Exercise brief => Write out each line exactly as it stands, please.

Data excerpt =>
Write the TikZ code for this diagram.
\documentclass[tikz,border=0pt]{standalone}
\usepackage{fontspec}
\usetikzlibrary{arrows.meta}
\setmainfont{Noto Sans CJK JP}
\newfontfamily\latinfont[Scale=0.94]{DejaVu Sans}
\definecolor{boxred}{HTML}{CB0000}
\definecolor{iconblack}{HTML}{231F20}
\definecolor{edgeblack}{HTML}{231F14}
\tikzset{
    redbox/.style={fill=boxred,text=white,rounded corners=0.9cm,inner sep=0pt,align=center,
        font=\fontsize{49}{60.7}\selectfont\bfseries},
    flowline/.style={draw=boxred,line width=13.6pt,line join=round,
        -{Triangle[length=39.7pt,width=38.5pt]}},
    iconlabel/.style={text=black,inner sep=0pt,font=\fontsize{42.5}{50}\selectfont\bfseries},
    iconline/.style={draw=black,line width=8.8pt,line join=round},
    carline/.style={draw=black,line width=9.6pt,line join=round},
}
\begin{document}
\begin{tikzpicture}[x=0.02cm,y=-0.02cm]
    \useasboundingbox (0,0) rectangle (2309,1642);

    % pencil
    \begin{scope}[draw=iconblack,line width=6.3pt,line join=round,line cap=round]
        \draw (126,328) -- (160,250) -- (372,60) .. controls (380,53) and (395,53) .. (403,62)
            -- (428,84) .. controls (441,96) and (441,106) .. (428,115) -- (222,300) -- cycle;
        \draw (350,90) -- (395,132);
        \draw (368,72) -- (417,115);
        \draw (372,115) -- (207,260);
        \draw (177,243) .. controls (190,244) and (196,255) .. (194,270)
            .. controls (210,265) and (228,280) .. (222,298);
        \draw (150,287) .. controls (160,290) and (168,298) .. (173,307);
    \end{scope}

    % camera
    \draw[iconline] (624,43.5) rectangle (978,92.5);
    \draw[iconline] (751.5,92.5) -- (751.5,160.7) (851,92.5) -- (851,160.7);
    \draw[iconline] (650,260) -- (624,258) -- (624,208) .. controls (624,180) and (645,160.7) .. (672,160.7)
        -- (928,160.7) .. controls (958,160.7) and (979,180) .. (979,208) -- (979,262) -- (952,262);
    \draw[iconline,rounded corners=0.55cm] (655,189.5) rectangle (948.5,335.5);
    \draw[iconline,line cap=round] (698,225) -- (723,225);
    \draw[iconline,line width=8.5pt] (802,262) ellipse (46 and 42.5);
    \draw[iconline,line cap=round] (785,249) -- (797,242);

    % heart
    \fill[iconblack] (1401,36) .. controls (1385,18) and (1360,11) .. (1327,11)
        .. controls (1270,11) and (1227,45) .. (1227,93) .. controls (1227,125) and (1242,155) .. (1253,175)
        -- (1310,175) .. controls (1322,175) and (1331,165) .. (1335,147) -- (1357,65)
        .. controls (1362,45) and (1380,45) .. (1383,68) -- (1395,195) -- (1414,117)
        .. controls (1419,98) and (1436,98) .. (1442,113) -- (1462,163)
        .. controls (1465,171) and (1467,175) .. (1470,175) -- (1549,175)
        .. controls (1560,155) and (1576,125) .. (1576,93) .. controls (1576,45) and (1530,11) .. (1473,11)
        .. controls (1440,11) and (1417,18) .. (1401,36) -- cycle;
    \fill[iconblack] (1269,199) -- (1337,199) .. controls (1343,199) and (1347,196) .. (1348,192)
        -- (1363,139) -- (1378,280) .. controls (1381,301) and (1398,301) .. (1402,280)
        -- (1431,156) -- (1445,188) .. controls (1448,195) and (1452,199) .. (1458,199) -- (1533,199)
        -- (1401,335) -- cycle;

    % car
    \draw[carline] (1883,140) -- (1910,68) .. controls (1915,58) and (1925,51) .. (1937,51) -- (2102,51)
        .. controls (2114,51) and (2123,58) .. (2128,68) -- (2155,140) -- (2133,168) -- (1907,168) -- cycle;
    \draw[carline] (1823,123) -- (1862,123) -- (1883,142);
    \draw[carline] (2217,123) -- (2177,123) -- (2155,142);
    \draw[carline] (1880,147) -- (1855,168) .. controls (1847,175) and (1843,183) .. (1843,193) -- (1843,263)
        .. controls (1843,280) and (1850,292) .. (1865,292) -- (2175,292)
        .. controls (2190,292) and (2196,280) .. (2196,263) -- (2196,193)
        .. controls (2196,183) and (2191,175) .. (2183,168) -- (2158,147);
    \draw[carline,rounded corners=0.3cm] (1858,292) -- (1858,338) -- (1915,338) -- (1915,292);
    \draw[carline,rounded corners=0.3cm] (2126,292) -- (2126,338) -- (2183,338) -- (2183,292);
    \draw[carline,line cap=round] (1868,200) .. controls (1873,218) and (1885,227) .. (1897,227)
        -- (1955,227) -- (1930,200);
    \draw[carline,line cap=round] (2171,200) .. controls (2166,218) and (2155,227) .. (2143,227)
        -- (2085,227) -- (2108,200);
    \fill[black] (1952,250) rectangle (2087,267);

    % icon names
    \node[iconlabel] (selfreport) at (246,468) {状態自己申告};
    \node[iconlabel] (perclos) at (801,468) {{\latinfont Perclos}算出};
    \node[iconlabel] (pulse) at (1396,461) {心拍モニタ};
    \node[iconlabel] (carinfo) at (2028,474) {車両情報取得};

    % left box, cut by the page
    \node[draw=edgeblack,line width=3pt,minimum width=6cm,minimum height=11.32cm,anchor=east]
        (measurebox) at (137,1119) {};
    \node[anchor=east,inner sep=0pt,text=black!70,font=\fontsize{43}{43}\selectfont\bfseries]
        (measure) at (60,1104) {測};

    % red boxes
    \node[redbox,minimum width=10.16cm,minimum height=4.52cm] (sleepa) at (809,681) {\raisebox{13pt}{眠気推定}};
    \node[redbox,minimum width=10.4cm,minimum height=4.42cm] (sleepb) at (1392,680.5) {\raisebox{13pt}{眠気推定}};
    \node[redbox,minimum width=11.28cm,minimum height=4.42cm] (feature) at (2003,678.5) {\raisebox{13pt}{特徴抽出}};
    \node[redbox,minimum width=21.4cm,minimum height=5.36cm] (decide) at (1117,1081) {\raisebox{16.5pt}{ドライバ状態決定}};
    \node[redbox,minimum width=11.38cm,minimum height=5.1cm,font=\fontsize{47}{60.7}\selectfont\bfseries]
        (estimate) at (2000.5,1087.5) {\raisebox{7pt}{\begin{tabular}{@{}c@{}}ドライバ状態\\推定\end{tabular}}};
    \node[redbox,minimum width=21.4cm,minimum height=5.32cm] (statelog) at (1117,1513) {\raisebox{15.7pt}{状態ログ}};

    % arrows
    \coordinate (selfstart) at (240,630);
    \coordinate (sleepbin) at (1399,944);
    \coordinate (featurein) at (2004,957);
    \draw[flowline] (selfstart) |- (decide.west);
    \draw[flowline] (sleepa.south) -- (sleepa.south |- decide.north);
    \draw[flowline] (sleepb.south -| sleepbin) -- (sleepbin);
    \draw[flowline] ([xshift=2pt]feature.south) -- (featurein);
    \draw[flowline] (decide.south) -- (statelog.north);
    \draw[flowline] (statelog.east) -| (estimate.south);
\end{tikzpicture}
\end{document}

Result of the exercise =>
Write the TikZ code for this diagram.
\documentclass[tikz,border=0pt]{standalone}
\usepackage{fontspec}
\usetikzlibrary{arrows.meta}
\setmainfont{Noto Sans CJK JP}
\newfontfamily\latinfont[Scale=0.94]{DejaVu Sans}
\definecolor{boxred}{HTML}{CB0000}
\definecolor{iconblack}{HTML}{231F20}
\definecolor{edgeblack}{HTML}{231F14}
\tikzset{
    redbox/.style={fill=boxred,text=white,rounded corners=0.9cm,inner sep=0pt,align=center,
        font=\fontsize{49}{60.7}\selectfont\bfseries},
    flowline/.style={draw=boxred,line width=13.6pt,line join=round,
        -{Triangle[length=39.7pt,width=38.5pt]}},
    iconlabel/.style={text=black,inner sep=0pt,font=\fontsize{42.5}{50}\selectfont\bfseries},
    iconline/.style={draw=black,line width=8.8pt,line join=round},
    carline/.style={draw=black,line width=9.6pt,line join=round},
}
\begin{document}
\begin{tikzpicture}[x=0.02cm,y=-0.02cm]
    \useasboundingbox (0,0) rectangle (2309,1642);

    % pencil
    \begin{scope}[draw=iconblack,line width=6.3pt,line join=round,line cap=round]
        \draw (126,328) -- (160,250) -- (372,60) .. controls (380,53) and (395,53) .. (403,62)
            -- (428,84) .. controls (441,96) and (441,106) .. (428,115) -- (222,300) -- cycle;
        \draw (350,90) -- (395,132);
        \draw (368,72) -- (417,115);
        \draw (372,115) -- (207,260);
        \draw (177,243) .. controls (190,244) and (196,255) .. (194,270)
            .. controls (210,265) and (228,280) .. (222,298);
        \draw (150,287) .. controls (160,290) and (168,298) .. (173,307);
    \end{scope}

    % camera
    \draw[iconline] (624,43.5) rectangle (978,92.5);
    \draw[iconline] (751.5,92.5) -- (751.5,160.7) (851,92.5) -- (851,160.7);
    \draw[iconline] (650,260) -- (624,258) -- (624,208) .. controls (624,180) and (645,160.7) .. (672,160.7)
        -- (928,160.7) .. controls (958,160.7) and (979,180) .. (979,208) -- (979,262) -- (952,262);
    \draw[iconline,rounded corners=0.55cm] (655,189.5) rectangle (948.5,335.5);
    \draw[iconline,line cap=round] (698,225) -- (723,225);
    \draw[iconline,line width=8.5pt] (802,262) ellipse (46 and 42.5);
    \draw[iconline,line cap=round] (785,249) -- (797,242);

    % heart
    \fill[iconblack] (1401,36) .. controls (1385,18) and (1360,11) .. (1327,11)
        .. controls (1270,11) and (1227,45) .. (1227,93) .. controls (1227,125) and (1242,155) .. (1253,175)
        -- (1310,175) .. controls (1322,175) and (1331,165) .. (1335,147) -- (1357,65)
        .. controls (1362,45) and (1380,45) .. (1383,68) -- (1395,195) -- (1414,117)
        .. controls (1419,98) and (1436,98) .. (1442,113) -- (1462,163)
        .. controls (1465,171) and (1467,175) .. (1470,175) -- (1549,175)
        .. controls (1560,155) and (1576,125) .. (1576,93) .. controls (1576,45) and (1530,11) .. (1473,11)
        .. controls (1440,11) and (1417,18) .. (1401,36) -- cycle;
    \fill[iconblack] (1269,199) -- (1337,199) .. controls (1343,199) and (1347,196) .. (1348,192)
        -- (1363,139) -- (1378,280) .. controls (1381,301) and (1398,301) .. (1402,280)
        -- (1431,156) -- (1445,188) .. controls (1448,195) and (1452,199) .. (1458,199) -- (1533,199)
        -- (1401,335) -- cycle;

    % car
    \draw[carline] (1883,140) -- (1910,68) .. controls (1915,58) and (1925,51) .. (1937,51) -- (2102,51)
        .. controls (2114,51) and (2123,58) .. (2128,68) -- (2155,140) -- (2133,168) -- (1907,168) -- cycle;
    \draw[carline] (1823,123) -- (1862,123) -- (1883,142);
    \draw[carline] (2217,123) -- (2177,123) -- (2155,142);
    \draw[carline] (1880,147) -- (1855,168) .. controls (1847,175) and (1843,183) .. (1843,193) -- (1843,263)
        .. controls (1843,280) and (1850,292) .. (1865,292) -- (2175,292)
        .. controls (2190,292) and (2196,280) .. (2196,263) -- (2196,193)
        .. controls (2196,183) and (2191,175) .. (2183,168) -- (2158,147);
    \draw[carline,rounded corners=0.3cm] (1858,292) -- (1858,338) -- (1915,338) -- (1915,292);
    \draw[carline,rounded corners=0.3cm] (2126,292) -- (2126,338) -- (2183,338) -- (2183,292);
    \draw[carline,line cap=round] (1868,200) .. controls (1873,218) and (1885,227) .. (1897,227)
        -- (1955,227) -- (1930,200);
    \draw[carline,line cap=round] (2171,200) .. controls (2166,218) and (2155,227) .. (2143,227)
        -- (2085,227) -- (2108,200);
    \fill[black] (1952,250) rectangle (2087,267);

    % icon names
    \node[iconlabel] (selfreport) at (246,468) {状態自己申告};
    \node[iconlabel] (perclos) at (801,468) {{\latinfont Perclos}算出};
    \node[iconlabel] (pulse) at (1396,461) {心拍モニタ};
    \node[iconlabel] (carinfo) at (2028,474) {車両情報取得};

    % left box, cut by the page
    \node[draw=edgeblack,line width=3pt,minimum width=6cm,minimum height=11.32cm,anchor=east]
        (measurebox) at (137,1119) {};
    \node[anchor=east,inner sep=0pt,text=black!70,font=\fontsize{43}{43}\selectfont\bfseries]
        (measure) at (60,1104) {測};

    % red boxes
    \node[redbox,minimum width=10.16cm,minimum height=4.52cm] (sleepa) at (809,681) {\raisebox{13pt}{眠気推定}};
    \node[redbox,minimum width=10.4cm,minimum height=4.42cm] (sleepb) at (1392,680.5) {\raisebox{13pt}{眠気推定}};
    \node[redbox,minimum width=11.28cm,minimum height=4.42cm] (feature) at (2003,678.5) {\raisebox{13pt}{特徴抽出}};
    \node[redbox,minimum width=21.4cm,minimum height=5.36cm] (decide) at (1117,1081) {\raisebox{16.5pt}{ドライバ状態決定}};
    \node[redbox,minimum width=11.38cm,minimum height=5.1cm,font=\fontsize{47}{60.7}\selectfont\bfseries]
        (estimate) at (2000.5,1087.5) {\raisebox{7pt}{\begin{tabular}{@{}c@{}}ドライバ状態\\推定\end{tabular}}};
    \node[redbox,minimum width=21.4cm,minimum height=5.32cm] (statelog) at (1117,1513) {\raisebox{15.7pt}{状態ログ}};

    % arrows
    \coordinate (selfstart) at (240,630);
    \coordinate (sleepbin) at (1399,944);
    \coordinate (featurein) at (2004,957);
    \draw[flowline] (selfstart) |- (decide.west);
    \draw[flowline] (sleepa.south) -- (sleepa.south |- decide.north);
    \draw[flowline] (sleepb.south -| sleepbin) -- (sleepbin);
    \draw[flowline] ([xshift=2pt]feature.south) -- (featurein);
    \draw[flowline] (decide.south) -- (statelog.north);
    \draw[flowline] (statelog.east) -| (estimate.south);
\end{tikzpicture}
\end{document}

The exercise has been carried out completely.